Zitat von Lykurg:wenn Getrenntleben und Beziehung schon ein Problem darstellt. :para:

Es gibt allerdings nur wenige, die so etwas über Jahre durchziehen. Gibt es auch solche Jubeljahrfeiern, wenn man schon 25 Jahre getrennt von der Nochehefrau lebt? Oder silberners Konikubinat?

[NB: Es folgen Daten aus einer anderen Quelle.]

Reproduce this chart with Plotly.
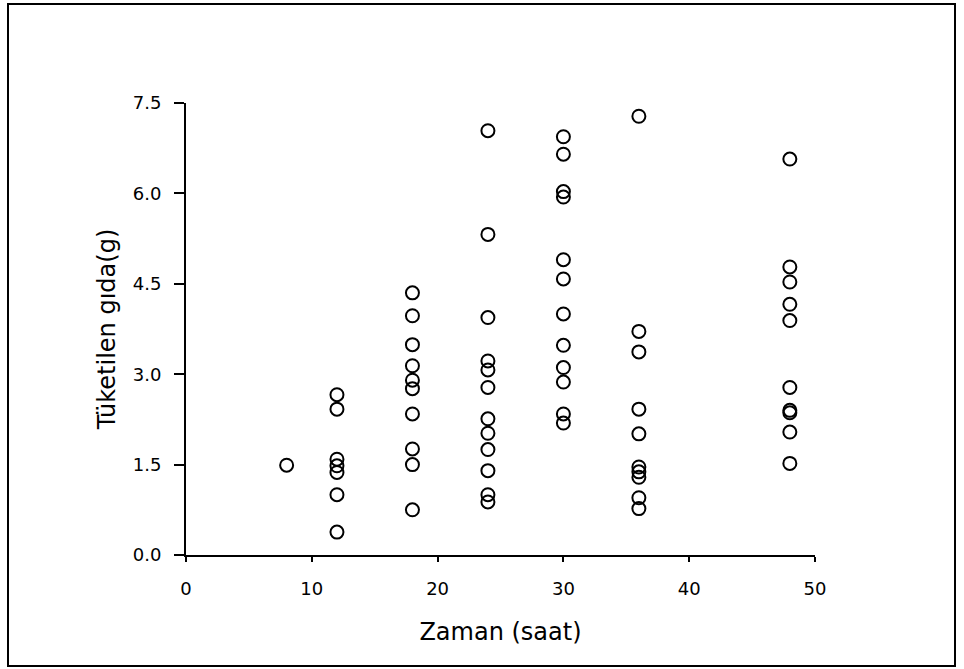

Am besten lassen wir den Gevatter in fiktiver Rede die Sache selbst erklären:

Wir Deutsche mussten uns an viele neue Familienbilder gewöhnen. Scheidungen sind für uns längst kein Skandal mehr. (Für mich vielleicht schon?) Die Bezeichnung "uneheliches Kind" haben wir aus unserem aktiven Wortschatz längst gestrichen. Die Lebenpartnerschaft nennen wir in Verkennung der Rechtslage "Homo-Ehe", selbst wenn wir gleichgeschlechtliche Paare in der eigenen Familie oder im Freundeskreis nie akzeptieren werden. Für das, was bei mir seit Jahren läuft, gibt es in der deutschen Sprache nicht einmal ein richtiges Wort! Wir könnten es Polygamie nennen, wenn ich mit beiden Frauen verheiratet wäre. Die Bezeichnung Konkubinat beinhaltet zwar die Ideee, man sei nur mit einer Frau verheiratet, aber eigentlich müsste man mit seiner Ehefrau zusammenleben und sich die Konkubine zusätzlich halten. Wir könnten es auch Ehebruch nennen, aber es ist auch ganz egal, weil ich ein weißer Mann bin - ein "Bio-Deutscher", wie wäre heute sagen. Wäre ich einer von denen, die wir nicht mehr "Muselmanen" nennen dürfen, würde wir mich als üblen Polygamisten verurteilen. Dem Bundespräsidenten können hingegen wir alles durchgehen lassen. Schon seit Martin Luther erlauben wir dem Landgraf die Vielweiberei. Es ist also gute Tradition, denn ich bin berühmt und darf mir alles erlauben.